Set the listing down again exactly, please, apart from its pictures.

═════ DATA EXCERPT ═════

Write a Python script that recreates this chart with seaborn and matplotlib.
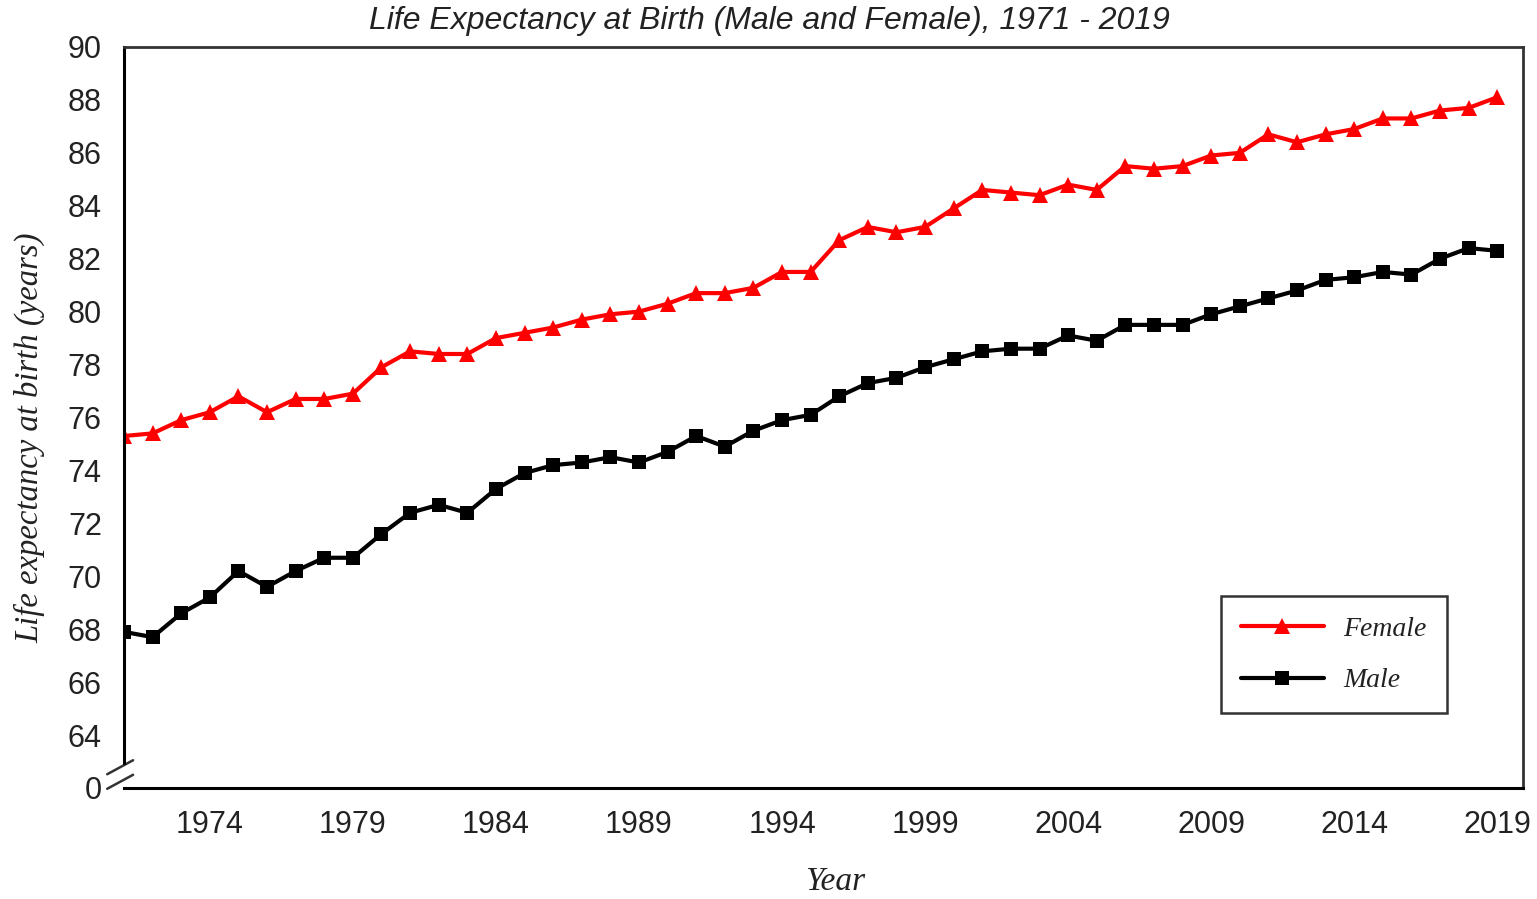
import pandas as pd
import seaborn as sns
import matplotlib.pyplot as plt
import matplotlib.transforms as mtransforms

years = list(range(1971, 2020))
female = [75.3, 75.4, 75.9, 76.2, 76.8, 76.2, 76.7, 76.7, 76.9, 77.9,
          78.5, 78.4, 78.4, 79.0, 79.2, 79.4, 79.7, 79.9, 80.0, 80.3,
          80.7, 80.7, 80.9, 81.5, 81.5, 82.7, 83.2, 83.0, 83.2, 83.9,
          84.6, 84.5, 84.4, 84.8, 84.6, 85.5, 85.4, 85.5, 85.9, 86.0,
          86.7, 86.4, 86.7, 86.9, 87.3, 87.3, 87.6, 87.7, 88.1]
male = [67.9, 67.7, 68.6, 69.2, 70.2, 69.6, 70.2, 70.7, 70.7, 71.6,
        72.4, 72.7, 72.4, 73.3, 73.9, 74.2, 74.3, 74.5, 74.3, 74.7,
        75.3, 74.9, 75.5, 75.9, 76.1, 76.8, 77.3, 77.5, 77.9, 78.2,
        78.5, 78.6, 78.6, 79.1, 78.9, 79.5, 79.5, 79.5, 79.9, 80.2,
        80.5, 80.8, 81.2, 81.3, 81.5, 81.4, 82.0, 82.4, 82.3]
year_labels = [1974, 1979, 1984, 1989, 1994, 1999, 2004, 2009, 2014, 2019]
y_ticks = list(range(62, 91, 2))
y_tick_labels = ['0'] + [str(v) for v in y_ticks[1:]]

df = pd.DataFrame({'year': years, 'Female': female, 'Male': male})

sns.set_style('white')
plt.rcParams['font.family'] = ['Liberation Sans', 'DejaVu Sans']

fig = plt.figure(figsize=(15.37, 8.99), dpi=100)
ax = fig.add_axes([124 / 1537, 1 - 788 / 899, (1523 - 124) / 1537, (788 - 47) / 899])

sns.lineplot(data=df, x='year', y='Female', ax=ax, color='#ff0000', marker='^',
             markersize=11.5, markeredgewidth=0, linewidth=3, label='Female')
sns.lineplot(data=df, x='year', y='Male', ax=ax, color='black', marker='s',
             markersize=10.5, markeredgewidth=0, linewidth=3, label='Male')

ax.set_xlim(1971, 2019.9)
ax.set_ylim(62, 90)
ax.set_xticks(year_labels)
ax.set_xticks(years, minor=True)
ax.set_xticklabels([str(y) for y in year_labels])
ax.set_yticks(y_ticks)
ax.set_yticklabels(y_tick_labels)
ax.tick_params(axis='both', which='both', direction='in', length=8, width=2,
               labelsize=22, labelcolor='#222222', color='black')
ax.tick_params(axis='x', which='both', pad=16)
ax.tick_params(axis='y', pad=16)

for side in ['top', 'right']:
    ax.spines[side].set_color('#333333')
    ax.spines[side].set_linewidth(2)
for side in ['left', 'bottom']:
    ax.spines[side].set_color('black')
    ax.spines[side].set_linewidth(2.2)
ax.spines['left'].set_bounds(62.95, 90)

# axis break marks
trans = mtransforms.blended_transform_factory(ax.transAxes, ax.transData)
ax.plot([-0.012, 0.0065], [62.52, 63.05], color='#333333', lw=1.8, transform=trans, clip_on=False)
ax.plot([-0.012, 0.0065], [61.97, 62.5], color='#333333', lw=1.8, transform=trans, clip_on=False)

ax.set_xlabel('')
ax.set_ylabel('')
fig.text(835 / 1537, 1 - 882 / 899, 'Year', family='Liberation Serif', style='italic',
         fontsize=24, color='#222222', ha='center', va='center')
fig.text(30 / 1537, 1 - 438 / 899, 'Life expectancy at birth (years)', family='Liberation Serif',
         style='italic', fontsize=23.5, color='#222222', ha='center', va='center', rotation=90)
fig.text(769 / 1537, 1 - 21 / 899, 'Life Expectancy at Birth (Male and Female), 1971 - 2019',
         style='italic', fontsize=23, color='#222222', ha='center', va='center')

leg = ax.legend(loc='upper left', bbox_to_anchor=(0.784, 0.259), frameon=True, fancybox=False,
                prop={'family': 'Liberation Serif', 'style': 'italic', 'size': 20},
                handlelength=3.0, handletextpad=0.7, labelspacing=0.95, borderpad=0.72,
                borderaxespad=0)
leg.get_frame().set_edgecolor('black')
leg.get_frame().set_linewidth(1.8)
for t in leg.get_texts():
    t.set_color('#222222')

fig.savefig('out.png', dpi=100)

═════

§ **FINISHED EXERCISE**
Write a Python script that recreates this chart with seaborn and matplotlib.
import pandas as pd
import seaborn as sns
import matplotlib.pyplot as plt
import matplotlib.transforms as mtransforms

years = list(range(1971, 2020))
female = [75.3, 75.4, 75.9, 76.2, 76.8, 76.2, 76.7, 76.7, 76.9, 77.9,
          78.5, 78.4, 78.4, 79.0, 79.2, 79.4, 79.7, 79.9, 80.0, 80.3,
          80.7, 80.7, 80.9, 81.5, 81.5, 82.7, 83.2, 83.0, 83.2, 83.9,
          84.6, 84.5, 84.4, 84.8, 84.6, 85.5, 85.4, 85.5, 85.9, 86.0,
          86.7, 86.4, 86.7, 86.9, 87.3, 87.3, 87.6, 87.7, 88.1]
male = [67.9, 67.7, 68.6, 69.2, 70.2, 69.6, 70.2, 70.7, 70.7, 71.6,
        72.4, 72.7, 72.4, 73.3, 73.9, 74.2, 74.3, 74.5, 74.3, 74.7,
        75.3, 74.9, 75.5, 75.9, 76.1, 76.8, 77.3, 77.5, 77.9, 78.2,
        78.5, 78.6, 78.6, 79.1, 78.9, 79.5, 79.5, 79.5, 79.9, 80.2,
        80.5, 80.8, 81.2, 81.3, 81.5, 81.4, 82.0, 82.4, 82.3]
year_labels = [1974, 1979, 1984, 1989, 1994, 1999, 2004, 2009, 2014, 2019]
y_ticks = list(range(62, 91, 2))
y_tick_labels = ['0'] + [str(v) for v in y_ticks[1:]]

df = pd.DataFrame({'year': years, 'Female': female, 'Male': male})

sns.set_style('white')
plt.rcParams['font.family'] = ['Liberation Sans', 'DejaVu Sans']

fig = plt.figure(figsize=(15.37, 8.99), dpi=100)
ax = fig.add_axes([124 / 1537, 1 - 788 / 899, (1523 - 124) / 1537, (788 - 47) / 899])

sns.lineplot(data=df, x='year', y='Female', ax=ax, color='#ff0000', marker='^',
             markersize=11.5, markeredgewidth=0, linewidth=3, label='Female')
sns.lineplot(data=df, x='year', y='Male', ax=ax, color='black', marker='s',
             markersize=10.5, markeredgewidth=0, linewidth=3, label='Male')

ax.set_xlim(1971, 2019.9)
ax.set_ylim(62, 90)
ax.set_xticks(year_labels)
ax.set_xticks(years, minor=True)
ax.set_xticklabels([str(y) for y in year_labels])
ax.set_yticks(y_ticks)
ax.set_yticklabels(y_tick_labels)
ax.tick_params(axis='both', which='both', direction='in', length=8, width=2,
               labelsize=22, labelcolor='#222222', color='black')
ax.tick_params(axis='x', which='both', pad=16)
ax.tick_params(axis='y', pad=16)

for side in ['top', 'right']:
    ax.spines[side].set_color('#333333')
    ax.spines[side].set_linewidth(2)
for side in ['left', 'bottom']:
    ax.spines[side].set_color('black')
    ax.spines[side].set_linewidth(2.2)
ax.spines['left'].set_bounds(62.95, 90)

# axis break marks
trans = mtransforms.blended_transform_factory(ax.transAxes, ax.transData)
ax.plot([-0.012, 0.0065], [62.52, 63.05], color='#333333', lw=1.8, transform=trans, clip_on=False)
ax.plot([-0.012, 0.0065], [61.97, 62.5], color='#333333', lw=1.8, transform=trans, clip_on=False)

ax.set_xlabel('')
ax.set_ylabel('')
fig.text(835 / 1537, 1 - 882 / 899, 'Year', family='Liberation Serif', style='italic',
         fontsize=24, color='#222222', ha='center', va='center')
fig.text(30 / 1537, 1 - 438 / 899, 'Life expectancy at birth (years)', family='Liberation Serif',
         style='italic', fontsize=23.5, color='#222222', ha='center', va='center', rotation=90)
fig.text(769 / 1537, 1 - 21 / 899, 'Life Expectancy at Birth (Male and Female), 1971 - 2019',
         style='italic', fontsize=23, color='#222222', ha='center', va='center')

leg = ax.legend(loc='upper left', bbox_to_anchor=(0.784, 0.259), frameon=True, fancybox=False,
                prop={'family': 'Liberation Serif', 'style': 'italic', 'size': 20},
                handlelength=3.0, handletextpad=0.7, labelspacing=0.95, borderpad=0.72,
                borderaxespad=0)
leg.get_frame().set_edgecolor('black')
leg.get_frame().set_linewidth(1.8)
for t in leg.get_texts():
    t.set_color('#222222')

fig.savefig('out.png', dpi=100)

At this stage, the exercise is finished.